Bus companies critical of government's plan to subsidize intercity services
The Estonian government's plan to offer free rides to passengers on some intercity bus routes, not just county bus routes, has drawn criticism from businesses arguing that no analysis has been done of the potential impact of the move.
There are currently a couple of tens of subsidized bus routes between different counties, rides on which will become free from July 1 next year in accordance with the plan tabled by Minister of Economic Affairs and Infrastructure Kadri Simson (Center).
"We don't know yet what will happen," Go Bus board member Enn Randmaa told Postimees on Wednesday. "There was a meeting with the Estonian Road Administration today as well. They do not know what will happen either. Nobody can say."
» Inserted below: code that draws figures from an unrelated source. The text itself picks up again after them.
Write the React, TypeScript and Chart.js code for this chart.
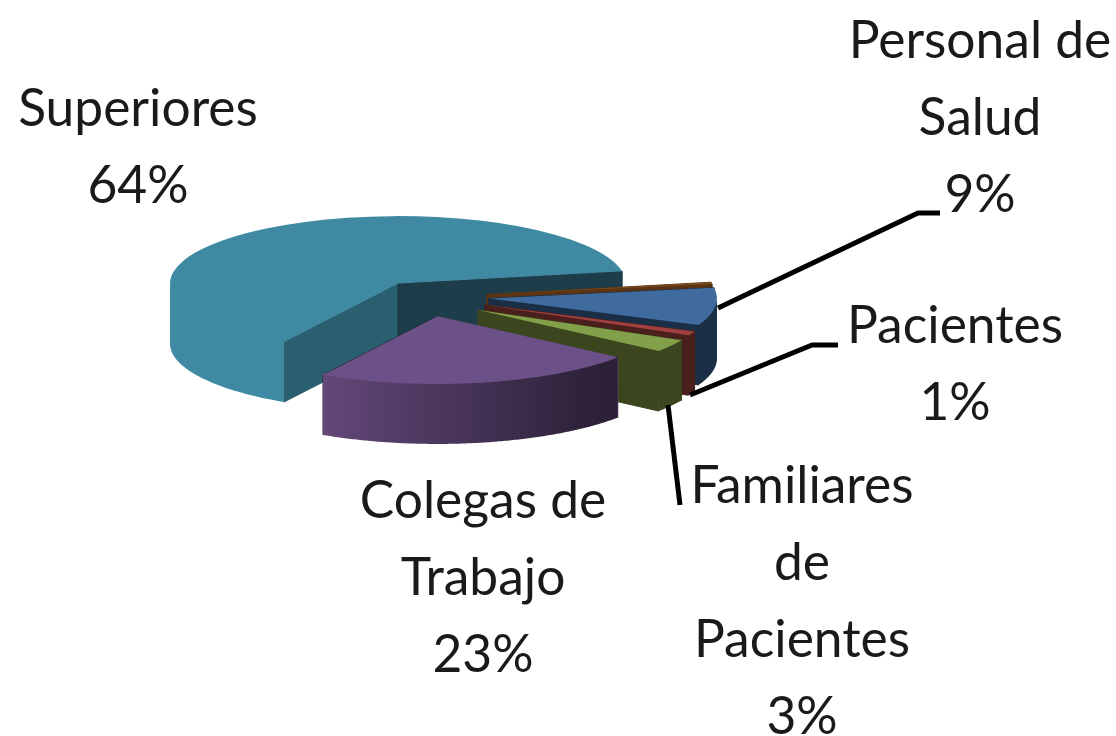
import React, { useEffect, useRef } from "react";
import { Chart, registerables } from "chart.js";

Chart.register(...registerables);

const categories = ["Superiores", "", "Personal de Salud", "Pacientes", "Familiares de Pacientes", "Colegas de Trabajo"];
const values = [64, 0.4, 9, 1, 3, 23];
const labelLines = [["Superiores"], [], ["Personal de", "Salud"], ["Pacientes"], ["Familiares", "de", "Pacientes"], ["Colegas de", "Trabajo"]];
const percentLabels = ["64%", "", "9%", "1%", "3%", "23%"];
const sliceShiftX = [-17, 72, 74, 70, 63, 22];
const sliceShiftY = [-25, 12, 25, 47, 64, 86];
const topColors = ["#3f89a3", "#7a4a20", "#406b9e", "#a04040", "#82a04a", "#6b5187"];
const wallColors = ["#3f89a3", "#5c3413", "#1a2e45", "#4b1f1c", "#3b451e", "#65497c"];
const wallEndColors = ["#3f89a3", "#5c3413", "#1a2e45", "#4b1f1c", "#3b451e", "#2c2138"];
const startCutColors = ["#2a5f70", "#5c3413", "#1a2e45", "#4b1f1c", "#3b451e", "#65497c"];
const endCutColors = ["#1c3d49", "#5c3413", "#1a2e45", "#4b1f1c", "#3b451e", "#2c2138"];
const drawOrder = [0, 1, 2, 3, 4, 5];

const SQUASH = 0.296;
const DEPTH = 60;
const FONT = '51.5px Lato';
const LINE = 77;
const labelAnchors: Record<number, [number, number]> = {
  0: [138, 126],
  2: [980, 58],
  3: [955, 343],
  4: [802, 503],
  5: [483, 518],
};
const leaders = [
  [[718, 308], [918, 213], [940, 213]],
  [[690, 395], [812, 345], [838, 345]],
  [[668, 405], [680, 505]],
];

const pie3d = {
  id: "pie3d",
  beforeDatasetDraw(chart: any) {
    const ctx = chart.ctx as CanvasRenderingContext2D;
    const arcs = chart.getDatasetMeta(0).data;
    const cy = (chart.chartArea.top + chart.chartArea.bottom) / 2;
    ctx.lineWidth = 1;
    for (const i of drawOrder) {
      const a = arcs[i];
      const dx = sliceShiftX[i];
      const dy = sliceShiftY[i];
      const ox = a.x + dx;
      const oy = cy + (a.y + dy - cy) * SQUASH;
      const px = (t: number) => ox + Math.cos(t) * a.outerRadius;
      const py = (t: number) => oy + Math.sin(t) * a.outerRadius * SQUASH;
      const face = (t: number, color: string) => {
        ctx.beginPath();
        ctx.moveTo(ox, oy);
        ctx.lineTo(px(t), py(t));
        ctx.lineTo(px(t), py(t) + DEPTH);
        ctx.lineTo(ox, oy + DEPTH);
        ctx.closePath();
        ctx.fillStyle = color;
        ctx.strokeStyle = color;
        ctx.fill();
        ctx.stroke();
      };
      face(a.startAngle, startCutColors[i]);
      face(a.endAngle, endCutColors[i]);
      // outer wall: only the arc that faces the viewer
      const steps = 160;
      const front: number[] = [];
      for (let s = 0; s <= steps; s++) {
        const t = a.startAngle + ((a.endAngle - a.startAngle) * s) / steps;
        if (Math.sin(t) >= -0.001) front.push(t);
        else if (front.length) break;
      }
      if (front.length > 1) {
        ctx.beginPath();
        front.forEach((t, k) => (k ? ctx.lineTo(px(t), py(t) - 2) : ctx.moveTo(px(t), py(t) - 2)));
        for (let k = front.length - 1; k >= 0; k--) ctx.lineTo(px(front[k]), py(front[k]) + DEPTH);
        ctx.closePath();
        const g = ctx.createLinearGradient(ox - a.outerRadius, 0, ox + a.outerRadius, 0);
        g.addColorStop(i === 5 ? 0.22 : 0, wallColors[i]);
        g.addColorStop(i === 5 ? 0.85 : 1, wallEndColors[i]);
        ctx.fillStyle = g;
        ctx.fill();
      }
      // top face, drawn by the library's own arc element
      ctx.save();
      ctx.translate(0, cy);
      ctx.scale(1, SQUASH);
      ctx.translate(0, -cy);
      ctx.translate(dx, dy);
      a.draw(ctx);
      ctx.restore();
    }
    return false;
  },
  afterDatasetsDraw(chart: any) {
    const ctx = chart.ctx as CanvasRenderingContext2D;
    ctx.save();
    ctx.strokeStyle = "#000000";
    ctx.lineWidth = 5;
    ctx.lineJoin = "round";
    for (const path of leaders) {
      ctx.beginPath();
      path.forEach(([x, y], k) => (k ? ctx.lineTo(x, y) : ctx.moveTo(x, y)));
      ctx.stroke();
    }
    ctx.font = FONT;
    ctx.fillStyle = "#1a1a1a";
    ctx.textAlign = "center";
    ctx.textBaseline = "alphabetic";
    categories.forEach((_, i) => {
      const anchor = labelAnchors[i];
      if (!anchor) return;
      const lines = [...labelLines[i], percentLabels[i]];
      lines.forEach((text, k) => ctx.fillText(text, anchor[0], anchor[1] + k * LINE));
    });
    ctx.restore();
  },
};

export default function App() {
  const ref = useRef<HTMLCanvasElement>(null);
  useEffect(() => {
    document.body.style.margin = "0";
    const chart = new Chart(ref.current!, {
      type: "pie",
      data: {
        labels: categories,
        datasets: [{ data: values, backgroundColor: topColors, borderWidth: 0 }],
      },
      options: {
        animation: false,
        responsive: false,
        rotation: 210,
        radius: 228,
        layout: { padding: { right: 286, bottom: 154 } },
        plugins: { legend: { display: false }, tooltip: { enabled: false } },
      },
      plugins: [pie3d],
    } as any);
    return () => chart.destroy();
  }, []);
  return <canvas ref={ref} width={1116} height={736} style={{ display: "block", filter: "blur(0.7px)" }} />;
}
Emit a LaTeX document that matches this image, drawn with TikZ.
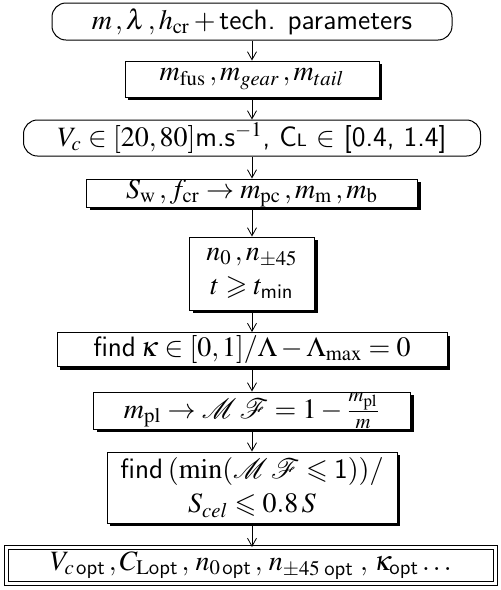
\documentclass[tikz,border=0pt]{standalone}
\usepackage{amsmath}
\usepackage{mathptmx}
\usepackage{amssymb}
\usetikzlibrary{arrows.meta,shadows}
\newcommand{\sfx}[1]{\text{\sffamily #1}}
\begin{document}
\begin{tikzpicture}[x=0.5pt,y=-0.5pt,
  box/.style={draw, line width=0.5pt, fill=white, inner sep=0pt, align=center,
    font=\fontsize{14}{15}\selectfont},
  shad/.style={box, drop shadow={shadow xshift=1.7pt, shadow yshift=-1.7pt, opacity=1, fill=black}},
  pill/.style={box, rounded corners=7pt},
  dbl/.style={box, double, double distance=1.3pt},
  arr/.style={-{Straight Barb[length=4pt,width=4.5pt]}, line width=0.4pt}]
\useasboundingbox (0,0) rectangle (500,590);

\node[pill, minimum width=200pt, minimum height=18.5pt] (n1) at (252,21.5)
  {$m\,,\lambda\,,h_{\mathrm{cr}}+{}$\textsf{tech. parameters}};
\node[shad, minimum width=127pt, minimum height=18pt] (n2) at (252,79)
  {$m_{\mathrm{fus}}\,,m_{gear}\,,m_{tail}$};
\node[pill, minimum width=228.5pt, minimum height=18pt] (n3) at (252,138)
  {$V_c\in[20,80]$\textsf{m.s}$^{-1}$\textsf{, C{\small L}} $\in$ \textsf{[0.4, 1.4]}};
\node[shad, minimum width=165.5pt, minimum height=14pt] (n4) at (252,193)
  {$S_{\mathrm{w}}\,,f_{\mathrm{cr}}\to m_{\mathrm{pc}}\,,m_{\mathrm{m}}\,,m_{\mathrm{b}}$};
\node[shad, minimum width=62.5pt, minimum height=36.5pt] (n5) at (252,273.5)
  {$n_0\,,n_{\pm45}$\\[2pt] $t\geqslant t_{\sfx{min}}$};
\node[shad, minimum width=195pt, minimum height=17pt] (n6) at (252,349.5)
  {\textsf{find}\,$\kappa\in[0,1]/\Lambda-\Lambda_{\mathrm{max}}=0$};
\node[shad, minimum width=158.5pt, minimum height=18.5pt] (n7) at (252,410.5)
  {$m_{\mathrm{pl}}\to\mathcal{M}\,\mathcal{F}=1-\frac{m_{\mathrm{pl}}}{m}$};
\node[shad, minimum width=145pt, minimum height=35.5pt] (n8) at (252,487.5)
  {\textsf{find}\,$(\min(\mathcal{M}\,\mathcal{F}\leqslant\sfx{1}))/$\\[2pt] $S_{cel}\leqslant 0.8\,S$};
\node[dbl, minimum width=244.5pt, minimum height=18pt] (n9) at (251,565.5)
  {$V_{c\,\sfx{opt}}\,,C_{\mathrm{L}\sfx{opt}}\,,\,n_{0\,\sfx{opt}}\,,\,n_{\pm45\;\sfx{opt}}\;,\,\kappa_{\sfx{opt}}\ldots$};

\foreach \a/\b in {n1/n2,n2/n3,n3/n4,n4/n5,n5/n6,n6/n7,n7/n8,n8/n9}
  \draw[arr] (\a.south) -- (\a.south |- \b.north);
\end{tikzpicture}
\end{document}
Andrei Mandla, another member of the management board of Go Bus, said that currently, the government subsidizes their Haapsalu-Tartu service. "That bus is sold out on Fridays," he pointed out. "What will happen when the whole thing is free?"
Jan Landrat, route manager at Taisto Liinid, pointed out potential distortions to be caused by free services on partial legs of the free service which other operators have been serving on a commercial basis, as well as the effect on the economic results of intercity bus lines where a free bus and a fare charging bus operate closely together.
The question of whether a fee can be charged for booking a free ticket via the online ticket selling system has yet to be resolved, Landrat added.
The government has set aside money in next year's state budget to raise the subsidy for bus services from €21.9 million to €34.8 million earmarked for making county bus routes free beginning next July 1.